Earlier this year, the Central Bank of Swaziland (CBS) – a country on the South-Eastern coast of Africa – announced a major overhaul to their currency. This month, CBS began the rollout of the new banknotes, starting with the E100 note.
The change to the currency comes as counterfeiting worldwide becomes easier to effectuate. Colour copiers, scanners and digital imaging programming all contribute to a rising ease of counterfeiting, causing central banks around the world to enhance their banknotes with high-tech security features.
The case is no different in Swaziland. The new banknote series – which will see new E10, E20, E50, E100 and E200 notes – will increase the quality of the banknotes and add more features to prevent counterfeiting.
“Banknote durability and security technology has advanced significantly since the issuing of the current series of notes in 1999,” said Governor Martin Dlamini in a press statement in April. “The Central Bank of Swaziland takes pride in its responsibility to provide high quality banknotes and ensuring public confidence in our money by minimising counterfeiting. We have spared no effort in making the new series of notes as durable and as secure as possible.”

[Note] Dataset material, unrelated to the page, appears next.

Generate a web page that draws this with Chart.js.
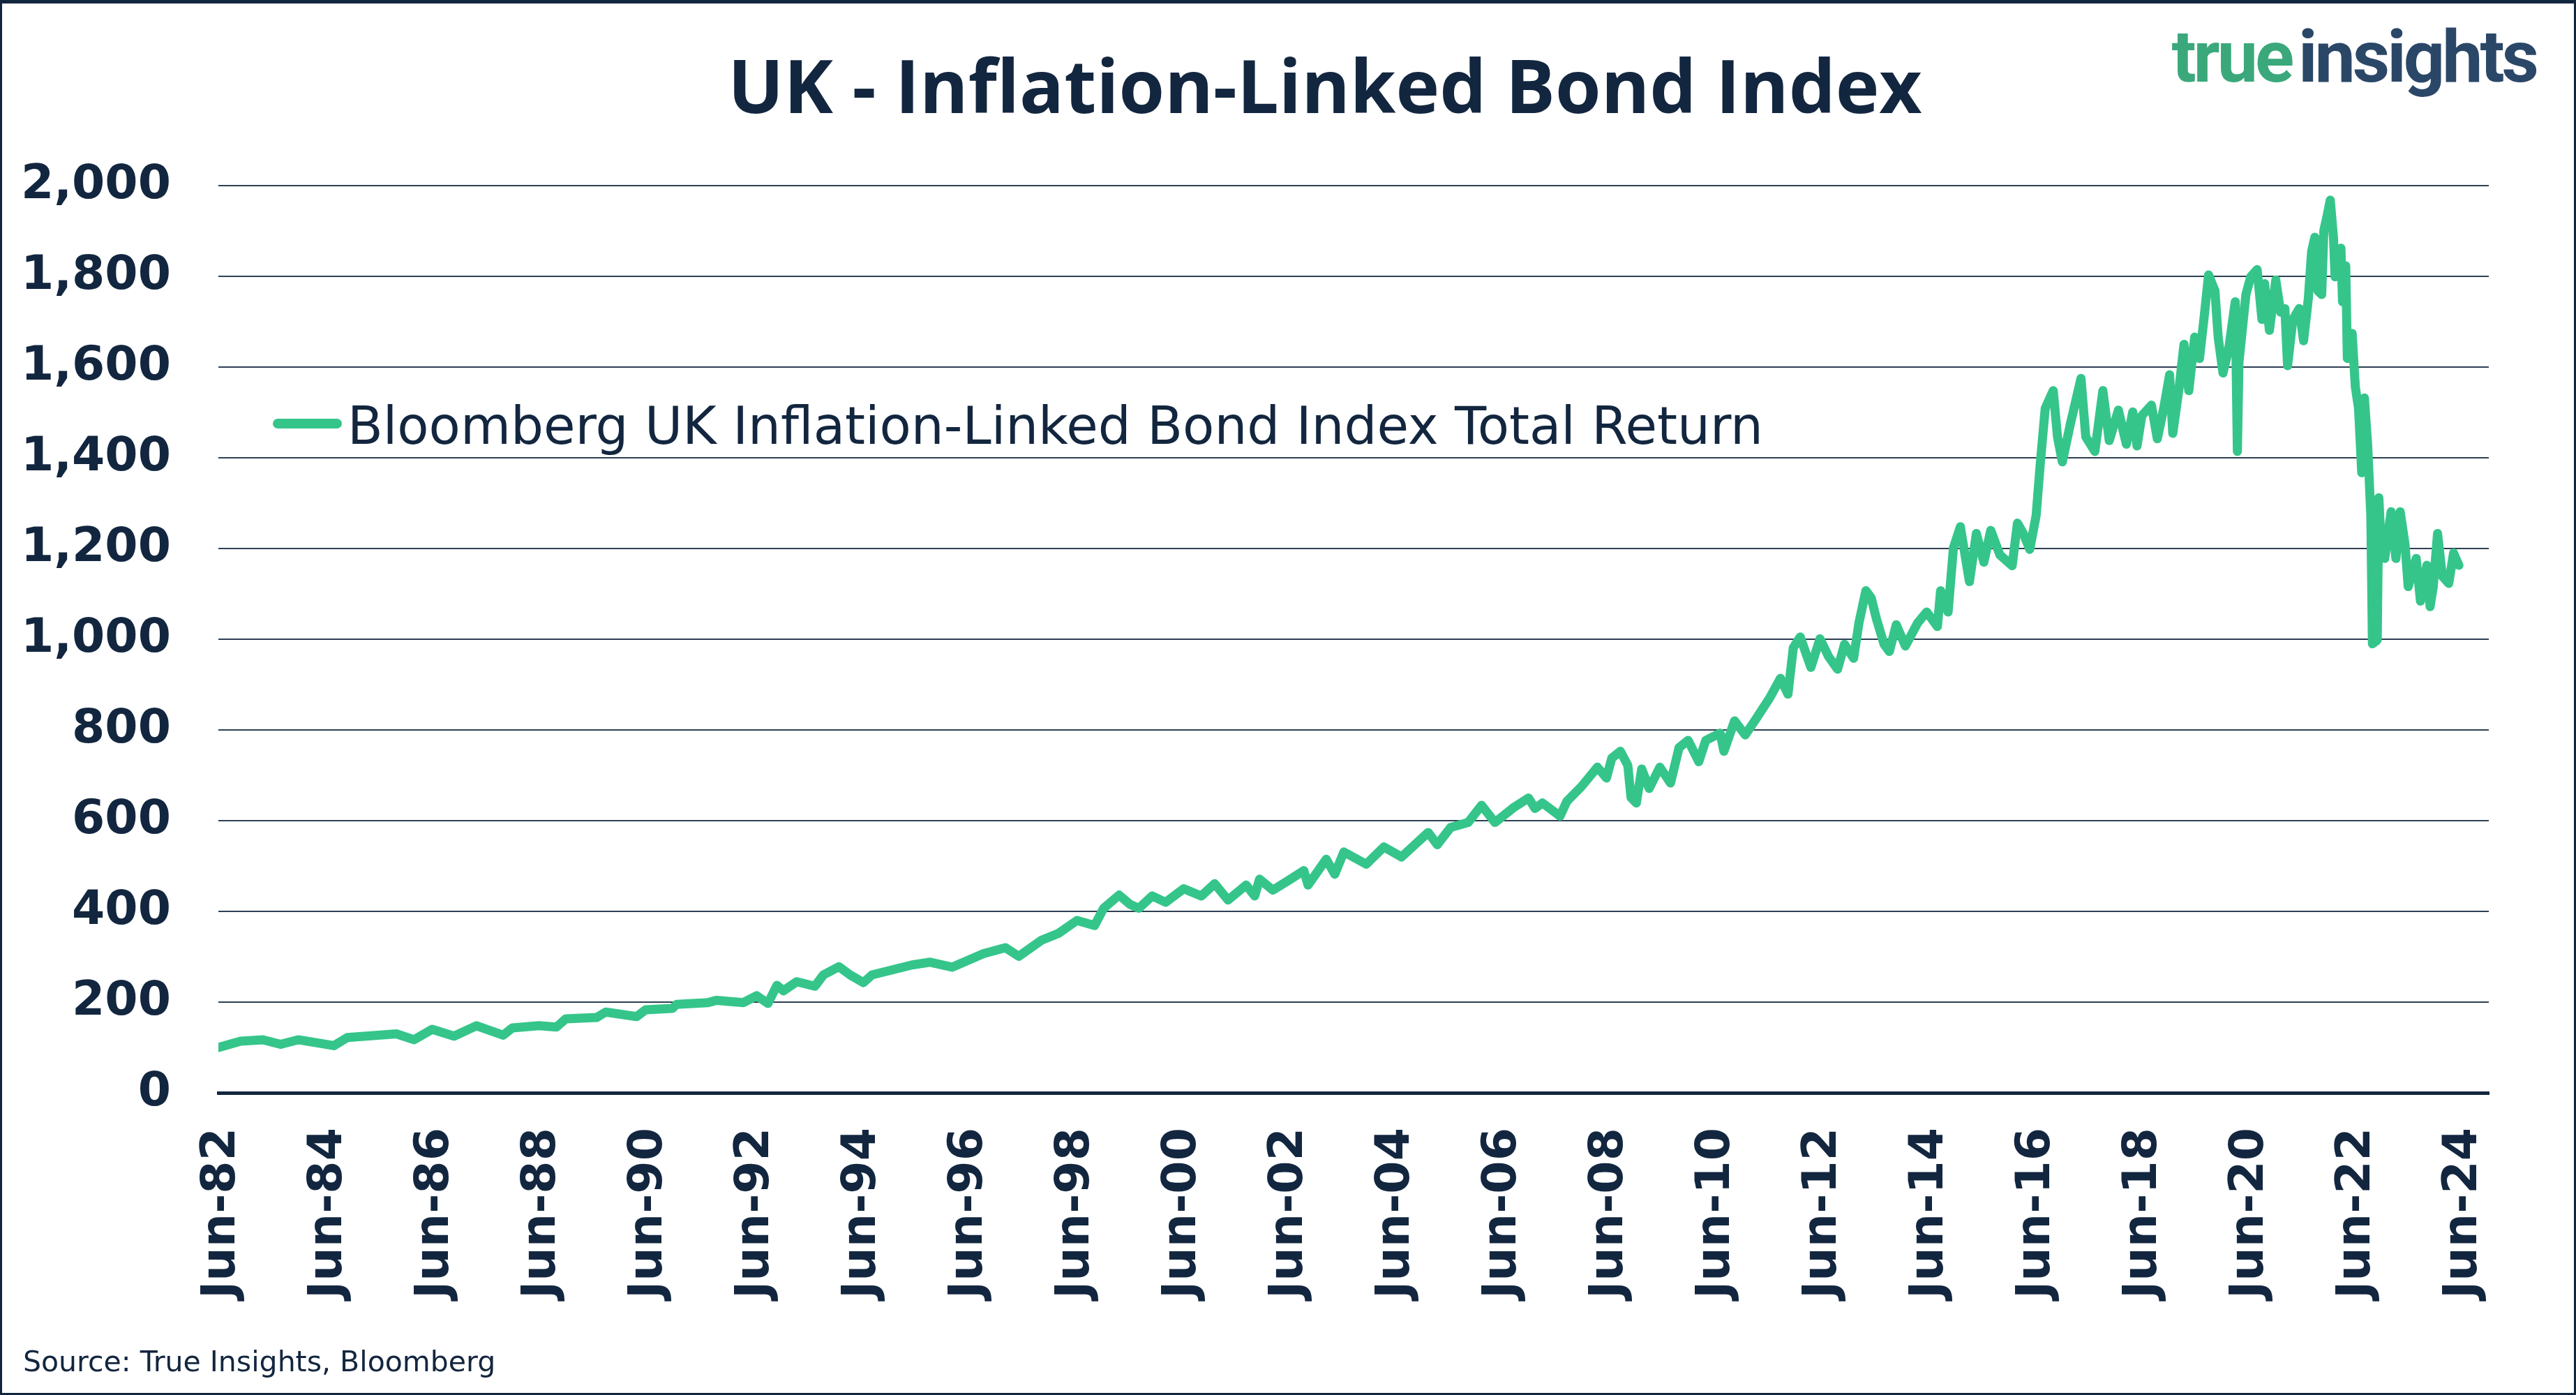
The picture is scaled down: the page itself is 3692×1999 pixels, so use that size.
<!DOCTYPE html>
<html>
<head>
<meta charset="utf-8">
<title>UK - Inflation-Linked Bond Index</title>
<script src="https://cdn.jsdelivr.net/npm/chart.js@4.4.1/dist/chart.umd.min.js"></script>
<style>
  html, body { margin: 0; padding: 0; background: #fff; }
  #page { position: relative; width: 3692px; height: 1999px; overflow: hidden; background: #fff; }
  #chart-box { position: absolute; left: 0; top: 0; width: 3692px; height: 1999px; }
  #frame { position: absolute; left: 0; top: 0; right: 0; bottom: 0; border: 3px solid #13263f; border-top-width: 5px; box-sizing: border-box; pointer-events: none; }
  .txt { position: absolute; white-space: nowrap; line-height: 1; color: #13263f; }
  #title { left: 0; width: 3798px; text-align: center; top: 49px; font: 700 106px "Open Sans"; }
  #logo { right: 57px; top: 21px; font: 700 104px Roboto; letter-spacing: -4px; word-spacing: -12px; }
  #logo .t1 { color: #3aa87b; }
  #logo .t2 { color: #2b4768; }
  #legend { left: 391px; top: 567px; font: 400 74px "DejaVu Sans"; }
  #legend .swatch { position: absolute; left: 0; top: 33px; width: 99px; height: 14px; border-radius: 7px; background: #35c58b; }
  #legend .label { position: absolute; left: 107px; top: 0; }
  #source { left: 33px; top: 1927px; font: 400 41px "DejaVu Sans"; }
</style>
</head>
<body>
<div id="page">
  <div id="chart-box"><canvas id="bond-chart"></canvas></div>
  <div class="txt" id="title">UK - Inflation-Linked Bond Index</div>
  <div class="txt" id="logo"><span class="t1">true</span> <span class="t2">insights</span></div>
  <div class="txt" id="legend"><div class="swatch"></div><div class="label">Bloomberg UK Inflation-Linked Bond Index Total Return</div></div>
  <div class="txt" id="source">Source: True Insights, Bloomberg</div>
  <div id="frame"></div>
</div>
<script>
// dates as decimal years
const dates = [
    1982.39, 1982.80, 1983.22, 1983.55, 1983.88, 1984.55, 1984.80, 1985.72, 1986.05, 1986.39,
    1986.80, 1987.22, 1987.72, 1987.89, 1988.39, 1988.72, 1988.89, 1989.47, 1989.64, 1990.22,
    1990.39, 1990.89, 1990.97, 1991.56, 1991.72, 1992.22, 1992.47, 1992.68, 1992.85, 1992.97,
    1993.22, 1993.56, 1993.72, 1994.01, 1994.22, 1994.47,
    1994.63, 1995.38, 1995.72, 1996.13, 1996.72, 1997.13, 1997.38, 1997.80, 1998.13, 1998.47,
    1998.80, 1998.97, 1999.26, 1999.47, 1999.63, 1999.88, 2000.13, 2000.47, 2000.80, 2001.05,
    2001.30, 2001.64, 2001.80, 2001.89, 2002.14, 2002.47, 2002.72, 2002.80, 2003.14, 2003.30,
    2003.47, 2003.89, 2004.22, 2004.55, 2005.05, 2005.22, 2005.47, 2005.80, 2006.05, 2006.30,
    2006.64, 2006.93,
    2007.05, 2007.19, 2007.52, 2007.65, 2007.92, 2008.22, 2008.39, 2008.49, 2008.65, 2008.79,
    2008.85, 2008.95, 2009.05, 2009.19, 2009.39, 2009.59, 2009.75, 2009.92, 2010.12, 2010.25,
    2010.52, 2010.59, 2010.79, 2010.99, 2011.19, 2011.45, 2011.65, 2011.79, 2011.89, 2012.02,
    2012.22, 2012.39, 2012.55, 2012.72, 2012.85, 2013.02, 2013.12, 2013.25, 2013.35, 2013.45,
    2013.59, 2013.69, 2013.82, 2013.99, 2014.22, 2014.39, 2014.59, 2014.65, 2014.79, 2014.89,
    2015.02, 2015.19, 2015.32, 2015.46, 2015.59, 2015.76, 2015.99, 2016.09,
    2016.20, 2016.32, 2016.44, 2016.52, 2016.61, 2016.76, 2016.84, 2016.93, 2017.08, 2017.28,
    2017.37, 2017.54, 2017.69, 2017.81, 2017.98, 2018.13, 2018.25, 2018.33, 2018.42, 2018.60,
    2018.71, 2018.83, 2018.94, 2019.00, 2019.12, 2019.21, 2019.30, 2019.41, 2019.50, 2019.59,
    2019.67, 2019.79, 2019.85, 2019.94, 2020.05, 2020.17, 2020.21, 2020.24, 2020.37, 2020.46,
    2020.58, 2020.67, 2020.72, 2020.81, 2020.93, 2021.02, 2021.10, 2021.15, 2021.25, 2021.37,
    2021.45, 2021.54, 2021.60, 2021.66, 2021.72, 2021.79, 2021.83, 2021.89, 2021.95, 2022.01,
    2022.04, 2022.10, 2022.15, 2022.18, 2022.24, 2022.27, 2022.36, 2022.42, 2022.48, 2022.54,
    2022.59, 2022.65, 2022.71, 2022.74, 2022.83, 2022.86, 2022.91, 2022.97, 2023.09, 2023.18,
    2023.26, 2023.35, 2023.41, 2023.56, 2023.64, 2023.76, 2023.82, 2023.88, 2023.96, 2024.05,
    2024.17, 2024.26, 2024.36
];
const values = [
    100, 114, 117, 107, 117, 104, 122, 130, 117, 140,
    125, 148, 127, 143, 148, 145, 163, 166, 178, 168,
    183, 186, 195, 199, 204, 199, 214, 197, 237, 225,
    245, 235, 260, 278, 260, 243,
    260, 282, 288, 277, 307, 320, 301, 336, 352, 380,
    369, 407, 436, 415, 407, 434, 420, 450, 434, 461,
    425, 458, 434, 471, 447, 471, 490, 458, 515, 482,
    531, 504, 542, 520, 574, 547, 585, 596, 634, 596,
    628, 650,
    627, 639, 610, 643, 675, 718, 694, 738, 753, 722,
    651, 639, 714, 671, 718, 683, 761, 777, 730, 777,
    793, 753, 820, 789, 824, 871, 914, 879, 981, 1005,
    938, 1001, 962, 934, 989, 958, 1036, 1107, 1091, 1044,
    989, 973, 1032, 985, 1036, 1060, 1028, 1107, 1060, 1201,
    1248, 1127, 1233, 1170, 1240, 1186, 1162, 1256,
    1233, 1198, 1273, 1391, 1509, 1548, 1446, 1391, 1474, 1575,
    1446, 1414, 1548, 1438, 1505, 1430, 1501, 1426, 1493, 1516,
    1442, 1509, 1583, 1454, 1556, 1650, 1548, 1666, 1619, 1713,
    1803, 1768, 1666, 1587, 1642, 1744, 1414, 1611, 1760, 1799,
    1815, 1705, 1784, 1681, 1792, 1721, 1729, 1603, 1705, 1729,
    1658, 1752, 1854, 1886, 1768, 1760, 1901, 1933, 1968, 1886,
    1799, 1854, 1862, 1744, 1823, 1619, 1674, 1556, 1509, 1367,
    1532, 1430, 1273, 990, 998, 1312, 1194, 1178, 1281, 1178,
    1281, 1210, 1116, 1178, 1084, 1163, 1072, 1116, 1233, 1139,
    1123, 1190, 1163
];
const tickYears = [1982, 1984, 1986, 1988, 1990, 1992, 1994, 1996, 1998, 2000, 2002,
    2004, 2006, 2008, 2010, 2012, 2014, 2016, 2018, 2020, 2022, 2024];
const tickLabels = ['Jun-82', 'Jun-84', 'Jun-86', 'Jun-88', 'Jun-90', 'Jun-92', 'Jun-94',
    'Jun-96', 'Jun-98', 'Jun-00', 'Jun-02', 'Jun-04', 'Jun-06', 'Jun-08', 'Jun-10',
    'Jun-12', 'Jun-14', 'Jun-16', 'Jun-18', 'Jun-20', 'Jun-22', 'Jun-24'];

const navy = '#13263f';
const green = '#35c58b';

const points = dates.map((d, i) => ({ x: d, y: values[i] }));

const bondContext = document.getElementById('bond-chart').getContext('2d');
const bondChart = new Chart(bondContext, {
    type: 'line',
    data: {
        datasets: [{
            label: 'Bloomberg UK Inflation-Linked Bond Index Total Return',
            data: points,
            borderColor: green,
            backgroundColor: green,
            borderWidth: 13,
            pointRadius: 0,
            tension: 0,
            borderJoinStyle: 'round',
            borderCapStyle: 'round'
        }]
    },
    options: {
        responsive: true,
        maintainAspectRatio: false,
        animation: false,
        layout: { padding: { left: 0, top: 266, right: 125, bottom: 0 } },
        plugins: {
            legend: { display: false },
            title: { display: false },
            tooltip: { enabled: false }
        },
        scales: {
            x: {
                type: 'linear',
                min: 1982.385,
                max: 2024.92,
                afterBuildTicks: scale => {
                    // June of every second year
                    scale.ticks = tickYears.map(y => ({ value: y + 0.45 }));
                },
                afterFit: scale => { scale.height = 433; },
                grid: { display: false, drawTicks: false },
                border: { display: true, color: navy, width: 5 },
                ticks: {
                    autoSkip: false,
                    minRotation: 90,
                    maxRotation: 90,
                    padding: 50,
                    color: navy,
                    font: { family: 'DejaVu Sans', size: 68, weight: 'bold' },
                    callback: (value, index) => tickLabels[index]
                }
            },
            y: {
                min: 0,
                max: 2000,
                afterFit: scale => { scale.width = 313; },
                grid: { color: '#2e4053', lineWidth: 2, drawTicks: false },
                border: { display: false },
                ticks: {
                    stepSize: 200,
                    padding: 68,
                    color: navy,
                    font: { family: 'DejaVu Sans', size: 68, weight: 'bold' },
                    callback: value => value.toLocaleString('en-US')
                }
            }
        }
    }
});
</script>
</body>
</html>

As is the case when many new banknotes are introduced, a big part of the new currency launch in Swaziland is a public education initiative. Posters, flyers and other educational material will be produced by the CBS and put on public display at public institutions such as banks, post offices, and hospitals in order to ensure the public knows what security features to look for on the new notes.
This is the first currency overhaul Swaziland has undertaken in over ten years. Their last series was introduced in 1999.
Though old banknotes will still be accepted as legal tender for now, the CBS says they expect to phase out the old series gradually.